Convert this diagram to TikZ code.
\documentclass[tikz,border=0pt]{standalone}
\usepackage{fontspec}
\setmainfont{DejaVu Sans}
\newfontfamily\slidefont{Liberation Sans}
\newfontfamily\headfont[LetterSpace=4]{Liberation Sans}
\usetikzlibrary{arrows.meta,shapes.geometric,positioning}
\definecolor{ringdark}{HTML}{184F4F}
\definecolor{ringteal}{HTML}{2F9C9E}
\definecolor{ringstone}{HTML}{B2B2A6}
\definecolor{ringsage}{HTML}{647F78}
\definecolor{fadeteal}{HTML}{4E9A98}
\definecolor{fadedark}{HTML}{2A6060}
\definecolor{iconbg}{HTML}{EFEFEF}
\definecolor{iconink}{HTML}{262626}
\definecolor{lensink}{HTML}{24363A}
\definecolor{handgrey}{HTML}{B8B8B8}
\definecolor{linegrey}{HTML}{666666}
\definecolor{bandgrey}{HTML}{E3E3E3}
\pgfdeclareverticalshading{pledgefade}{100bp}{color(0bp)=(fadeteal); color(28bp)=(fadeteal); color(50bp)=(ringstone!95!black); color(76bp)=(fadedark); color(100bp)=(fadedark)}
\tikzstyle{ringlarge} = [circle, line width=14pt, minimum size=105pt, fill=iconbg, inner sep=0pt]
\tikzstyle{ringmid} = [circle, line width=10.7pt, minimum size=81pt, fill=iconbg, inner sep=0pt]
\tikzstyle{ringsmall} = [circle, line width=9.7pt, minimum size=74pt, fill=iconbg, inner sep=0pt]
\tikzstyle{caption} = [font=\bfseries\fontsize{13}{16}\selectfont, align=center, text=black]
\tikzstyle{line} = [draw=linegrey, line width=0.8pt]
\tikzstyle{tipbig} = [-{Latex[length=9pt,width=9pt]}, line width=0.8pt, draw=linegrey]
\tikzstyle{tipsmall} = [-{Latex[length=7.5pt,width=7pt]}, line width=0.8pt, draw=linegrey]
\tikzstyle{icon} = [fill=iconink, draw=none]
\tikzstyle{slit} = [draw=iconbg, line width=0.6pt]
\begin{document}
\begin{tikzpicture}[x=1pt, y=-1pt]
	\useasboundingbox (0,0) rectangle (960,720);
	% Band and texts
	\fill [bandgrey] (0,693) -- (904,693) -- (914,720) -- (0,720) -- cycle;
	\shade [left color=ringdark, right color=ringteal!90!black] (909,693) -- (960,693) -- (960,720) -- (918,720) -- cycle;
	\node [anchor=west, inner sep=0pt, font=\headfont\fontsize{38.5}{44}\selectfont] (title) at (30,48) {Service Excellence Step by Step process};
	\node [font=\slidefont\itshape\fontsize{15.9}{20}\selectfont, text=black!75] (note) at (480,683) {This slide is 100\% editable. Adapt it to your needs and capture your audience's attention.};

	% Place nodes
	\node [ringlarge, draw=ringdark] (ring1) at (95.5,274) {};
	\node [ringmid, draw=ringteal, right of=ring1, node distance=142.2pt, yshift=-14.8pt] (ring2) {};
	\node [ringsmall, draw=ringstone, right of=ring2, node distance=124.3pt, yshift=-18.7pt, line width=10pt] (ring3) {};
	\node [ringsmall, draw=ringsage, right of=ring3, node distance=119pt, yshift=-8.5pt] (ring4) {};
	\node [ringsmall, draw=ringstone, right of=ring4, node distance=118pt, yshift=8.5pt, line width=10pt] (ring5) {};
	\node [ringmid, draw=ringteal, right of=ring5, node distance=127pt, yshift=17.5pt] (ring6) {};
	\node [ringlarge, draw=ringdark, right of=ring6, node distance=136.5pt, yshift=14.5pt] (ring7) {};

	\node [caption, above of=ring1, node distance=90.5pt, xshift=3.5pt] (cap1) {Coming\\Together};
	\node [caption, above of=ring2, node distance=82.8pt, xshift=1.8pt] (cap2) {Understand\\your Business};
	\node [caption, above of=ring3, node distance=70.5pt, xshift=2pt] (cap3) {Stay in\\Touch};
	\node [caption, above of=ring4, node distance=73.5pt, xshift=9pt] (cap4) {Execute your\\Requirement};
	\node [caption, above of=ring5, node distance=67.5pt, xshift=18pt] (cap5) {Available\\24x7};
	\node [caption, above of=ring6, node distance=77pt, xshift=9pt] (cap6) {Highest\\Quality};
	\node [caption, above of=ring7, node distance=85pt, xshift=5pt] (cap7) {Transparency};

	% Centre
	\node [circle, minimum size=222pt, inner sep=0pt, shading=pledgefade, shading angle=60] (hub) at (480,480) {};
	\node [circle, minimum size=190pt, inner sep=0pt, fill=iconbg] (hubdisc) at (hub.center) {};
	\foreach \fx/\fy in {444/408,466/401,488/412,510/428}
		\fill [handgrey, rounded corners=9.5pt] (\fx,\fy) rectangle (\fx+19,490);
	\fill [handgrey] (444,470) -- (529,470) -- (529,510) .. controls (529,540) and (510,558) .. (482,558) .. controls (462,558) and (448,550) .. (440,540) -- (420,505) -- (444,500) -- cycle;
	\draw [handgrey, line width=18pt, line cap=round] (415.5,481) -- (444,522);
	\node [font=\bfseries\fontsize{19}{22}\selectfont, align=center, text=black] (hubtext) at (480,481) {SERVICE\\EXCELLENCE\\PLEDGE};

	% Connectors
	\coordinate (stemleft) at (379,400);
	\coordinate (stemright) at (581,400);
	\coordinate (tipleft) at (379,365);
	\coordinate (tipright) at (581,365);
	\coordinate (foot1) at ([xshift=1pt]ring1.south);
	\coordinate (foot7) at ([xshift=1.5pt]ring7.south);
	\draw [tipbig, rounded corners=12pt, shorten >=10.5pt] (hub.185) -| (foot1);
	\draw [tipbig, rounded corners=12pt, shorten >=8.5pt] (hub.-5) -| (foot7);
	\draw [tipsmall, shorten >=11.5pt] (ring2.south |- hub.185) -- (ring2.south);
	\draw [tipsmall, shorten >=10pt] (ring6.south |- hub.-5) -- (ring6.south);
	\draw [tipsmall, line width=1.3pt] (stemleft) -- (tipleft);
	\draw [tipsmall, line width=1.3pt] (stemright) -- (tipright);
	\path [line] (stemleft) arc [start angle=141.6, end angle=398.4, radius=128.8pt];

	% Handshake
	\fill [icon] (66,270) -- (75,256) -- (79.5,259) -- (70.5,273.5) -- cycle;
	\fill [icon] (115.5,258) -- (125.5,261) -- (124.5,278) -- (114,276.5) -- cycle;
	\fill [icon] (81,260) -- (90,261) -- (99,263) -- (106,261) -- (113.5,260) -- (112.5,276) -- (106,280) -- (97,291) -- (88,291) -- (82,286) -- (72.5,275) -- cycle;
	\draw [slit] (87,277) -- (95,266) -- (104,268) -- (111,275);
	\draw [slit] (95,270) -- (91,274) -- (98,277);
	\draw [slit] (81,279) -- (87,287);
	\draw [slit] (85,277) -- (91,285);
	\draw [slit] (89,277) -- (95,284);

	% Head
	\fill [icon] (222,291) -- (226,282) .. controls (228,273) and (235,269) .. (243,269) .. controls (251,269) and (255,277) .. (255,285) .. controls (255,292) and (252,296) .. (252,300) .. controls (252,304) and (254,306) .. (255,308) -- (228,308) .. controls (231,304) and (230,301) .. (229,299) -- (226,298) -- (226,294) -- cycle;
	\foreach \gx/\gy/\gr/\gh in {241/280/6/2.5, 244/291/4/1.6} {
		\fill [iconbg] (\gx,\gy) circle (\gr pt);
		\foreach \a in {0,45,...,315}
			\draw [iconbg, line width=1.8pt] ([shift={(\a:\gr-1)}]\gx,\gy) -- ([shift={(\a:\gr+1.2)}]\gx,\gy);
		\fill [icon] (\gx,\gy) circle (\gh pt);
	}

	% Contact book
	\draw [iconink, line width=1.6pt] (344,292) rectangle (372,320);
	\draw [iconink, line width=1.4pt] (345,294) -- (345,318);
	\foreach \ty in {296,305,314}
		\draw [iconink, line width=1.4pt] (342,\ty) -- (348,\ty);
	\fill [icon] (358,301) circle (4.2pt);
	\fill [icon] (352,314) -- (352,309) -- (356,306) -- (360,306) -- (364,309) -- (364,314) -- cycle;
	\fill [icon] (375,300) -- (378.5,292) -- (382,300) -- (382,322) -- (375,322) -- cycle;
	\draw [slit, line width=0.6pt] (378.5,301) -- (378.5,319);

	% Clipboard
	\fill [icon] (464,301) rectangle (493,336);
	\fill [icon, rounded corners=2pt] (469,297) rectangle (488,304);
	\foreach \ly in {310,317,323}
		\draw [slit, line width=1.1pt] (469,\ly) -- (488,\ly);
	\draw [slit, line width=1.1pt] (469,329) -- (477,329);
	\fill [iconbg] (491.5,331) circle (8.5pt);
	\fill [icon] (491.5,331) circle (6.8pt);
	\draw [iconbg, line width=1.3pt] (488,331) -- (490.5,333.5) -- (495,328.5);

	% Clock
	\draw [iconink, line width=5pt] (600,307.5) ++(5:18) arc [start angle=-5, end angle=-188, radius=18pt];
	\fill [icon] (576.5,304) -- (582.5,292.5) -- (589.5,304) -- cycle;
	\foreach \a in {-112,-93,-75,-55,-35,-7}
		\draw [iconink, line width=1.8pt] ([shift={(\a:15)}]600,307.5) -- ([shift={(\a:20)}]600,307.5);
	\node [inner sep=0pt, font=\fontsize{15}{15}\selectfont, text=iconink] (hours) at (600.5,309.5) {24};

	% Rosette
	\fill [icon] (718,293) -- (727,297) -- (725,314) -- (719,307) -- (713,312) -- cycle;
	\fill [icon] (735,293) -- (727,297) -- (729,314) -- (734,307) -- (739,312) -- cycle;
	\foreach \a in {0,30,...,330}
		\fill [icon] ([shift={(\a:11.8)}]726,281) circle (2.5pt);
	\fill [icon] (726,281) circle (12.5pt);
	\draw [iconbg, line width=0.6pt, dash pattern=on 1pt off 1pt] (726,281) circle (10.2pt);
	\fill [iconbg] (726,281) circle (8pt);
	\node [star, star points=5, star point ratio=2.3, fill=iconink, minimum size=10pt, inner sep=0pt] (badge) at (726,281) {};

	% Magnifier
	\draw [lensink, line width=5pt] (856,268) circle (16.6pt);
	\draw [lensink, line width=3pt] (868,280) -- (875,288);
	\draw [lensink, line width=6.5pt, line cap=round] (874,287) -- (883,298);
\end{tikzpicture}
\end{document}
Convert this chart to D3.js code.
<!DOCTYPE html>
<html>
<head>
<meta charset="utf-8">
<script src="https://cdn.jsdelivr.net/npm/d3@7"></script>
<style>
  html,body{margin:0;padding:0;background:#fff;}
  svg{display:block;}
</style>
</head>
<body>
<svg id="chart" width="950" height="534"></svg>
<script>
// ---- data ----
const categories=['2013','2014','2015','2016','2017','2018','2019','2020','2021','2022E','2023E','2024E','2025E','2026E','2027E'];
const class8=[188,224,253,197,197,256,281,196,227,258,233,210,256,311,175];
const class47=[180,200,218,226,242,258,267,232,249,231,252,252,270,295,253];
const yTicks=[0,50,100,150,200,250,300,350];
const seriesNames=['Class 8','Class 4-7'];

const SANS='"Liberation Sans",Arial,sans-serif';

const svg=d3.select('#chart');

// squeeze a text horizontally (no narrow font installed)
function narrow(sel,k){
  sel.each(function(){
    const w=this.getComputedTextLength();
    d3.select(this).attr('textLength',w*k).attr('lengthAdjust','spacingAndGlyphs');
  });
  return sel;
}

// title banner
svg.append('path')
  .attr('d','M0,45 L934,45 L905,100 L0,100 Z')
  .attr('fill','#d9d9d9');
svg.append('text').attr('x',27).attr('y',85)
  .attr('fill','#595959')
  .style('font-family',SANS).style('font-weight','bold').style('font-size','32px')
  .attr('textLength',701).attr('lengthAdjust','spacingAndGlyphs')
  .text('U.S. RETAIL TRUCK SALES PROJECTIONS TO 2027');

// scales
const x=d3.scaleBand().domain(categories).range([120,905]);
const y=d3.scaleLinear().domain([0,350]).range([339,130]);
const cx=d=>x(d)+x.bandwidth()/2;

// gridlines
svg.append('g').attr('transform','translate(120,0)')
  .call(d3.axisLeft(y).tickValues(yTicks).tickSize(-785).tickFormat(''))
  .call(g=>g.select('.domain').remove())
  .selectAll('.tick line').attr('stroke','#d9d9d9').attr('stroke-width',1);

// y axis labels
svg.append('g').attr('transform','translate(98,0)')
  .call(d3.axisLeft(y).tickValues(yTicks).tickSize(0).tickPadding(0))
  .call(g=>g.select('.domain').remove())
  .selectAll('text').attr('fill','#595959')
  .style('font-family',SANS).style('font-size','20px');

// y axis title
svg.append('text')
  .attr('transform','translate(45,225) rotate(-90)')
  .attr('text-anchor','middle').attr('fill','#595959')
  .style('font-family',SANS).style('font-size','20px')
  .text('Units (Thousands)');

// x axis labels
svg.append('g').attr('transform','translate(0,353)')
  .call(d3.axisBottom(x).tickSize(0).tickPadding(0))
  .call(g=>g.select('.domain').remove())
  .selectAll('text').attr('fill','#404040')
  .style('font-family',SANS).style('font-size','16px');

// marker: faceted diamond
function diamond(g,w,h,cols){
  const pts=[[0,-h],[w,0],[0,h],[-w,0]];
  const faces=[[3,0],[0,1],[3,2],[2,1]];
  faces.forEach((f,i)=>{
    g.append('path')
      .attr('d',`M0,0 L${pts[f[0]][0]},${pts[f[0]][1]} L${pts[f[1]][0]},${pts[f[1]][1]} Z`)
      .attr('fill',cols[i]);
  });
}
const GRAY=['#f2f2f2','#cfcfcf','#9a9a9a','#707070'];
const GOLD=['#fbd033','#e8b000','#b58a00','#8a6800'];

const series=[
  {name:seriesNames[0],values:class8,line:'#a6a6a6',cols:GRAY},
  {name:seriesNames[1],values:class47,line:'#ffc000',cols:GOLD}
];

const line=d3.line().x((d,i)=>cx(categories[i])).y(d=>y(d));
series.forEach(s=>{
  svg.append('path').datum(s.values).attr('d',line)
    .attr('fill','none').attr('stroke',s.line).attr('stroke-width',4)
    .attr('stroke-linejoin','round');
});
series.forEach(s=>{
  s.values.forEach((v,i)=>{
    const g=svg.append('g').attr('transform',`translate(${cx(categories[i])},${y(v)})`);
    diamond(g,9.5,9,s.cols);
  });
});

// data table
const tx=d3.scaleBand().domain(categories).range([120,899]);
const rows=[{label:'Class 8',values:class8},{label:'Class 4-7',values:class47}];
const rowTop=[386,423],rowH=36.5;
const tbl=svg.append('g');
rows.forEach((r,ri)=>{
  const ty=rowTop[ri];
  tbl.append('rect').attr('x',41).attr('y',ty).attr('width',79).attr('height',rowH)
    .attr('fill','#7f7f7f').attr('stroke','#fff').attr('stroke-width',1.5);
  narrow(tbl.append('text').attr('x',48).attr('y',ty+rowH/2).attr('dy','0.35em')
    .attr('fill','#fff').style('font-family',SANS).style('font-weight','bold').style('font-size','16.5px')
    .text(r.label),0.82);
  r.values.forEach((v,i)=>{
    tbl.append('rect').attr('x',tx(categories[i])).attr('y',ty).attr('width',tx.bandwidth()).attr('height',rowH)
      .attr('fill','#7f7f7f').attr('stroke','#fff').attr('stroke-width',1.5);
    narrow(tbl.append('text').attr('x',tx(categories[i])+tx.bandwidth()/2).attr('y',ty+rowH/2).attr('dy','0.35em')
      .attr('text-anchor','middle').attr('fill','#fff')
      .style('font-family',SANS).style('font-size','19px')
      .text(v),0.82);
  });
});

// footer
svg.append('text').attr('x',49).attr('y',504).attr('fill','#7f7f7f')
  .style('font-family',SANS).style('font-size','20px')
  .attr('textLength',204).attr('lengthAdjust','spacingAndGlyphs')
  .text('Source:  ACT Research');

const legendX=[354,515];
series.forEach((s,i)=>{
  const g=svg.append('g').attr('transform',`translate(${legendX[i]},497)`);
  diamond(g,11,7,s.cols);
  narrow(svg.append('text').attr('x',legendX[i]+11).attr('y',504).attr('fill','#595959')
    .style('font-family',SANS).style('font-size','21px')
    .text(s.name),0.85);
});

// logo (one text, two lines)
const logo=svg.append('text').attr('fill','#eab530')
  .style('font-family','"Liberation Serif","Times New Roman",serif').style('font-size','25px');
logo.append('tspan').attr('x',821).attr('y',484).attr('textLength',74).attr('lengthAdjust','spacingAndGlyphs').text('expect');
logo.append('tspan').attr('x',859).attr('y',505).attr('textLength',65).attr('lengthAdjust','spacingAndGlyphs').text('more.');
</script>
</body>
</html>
- - - - -
-- WHAT THE TASK REQUIRES --
Repeat word for word the lines from the line with "Convert this chart to D3.js code." to the line with "const svg=d3.select('#chart');", both lines included.

-- OUTPUT BELOW --
Convert this chart to D3.js code.
<!DOCTYPE html>
<html>
<head>
<meta charset="utf-8">
<script src="https://cdn.jsdelivr.net/npm/d3@7"></script>
<style>
  html,body{margin:0;padding:0;background:#fff;}
  svg{display:block;}
</style>
</head>
<body>
<svg id="chart" width="950" height="534"></svg>
<script>
// ---- data ----
const categories=['2013','2014','2015','2016','2017','2018','2019','2020','2021','2022E','2023E','2024E','2025E','2026E','2027E'];
const class8=[188,224,253,197,197,256,281,196,227,258,233,210,256,311,175];
const class47=[180,200,218,226,242,258,267,232,249,231,252,252,270,295,253];
const yTicks=[0,50,100,150,200,250,300,350];
const seriesNames=['Class 8','Class 4-7'];

const SANS='"Liberation Sans",Arial,sans-serif';

const svg=d3.select('#chart');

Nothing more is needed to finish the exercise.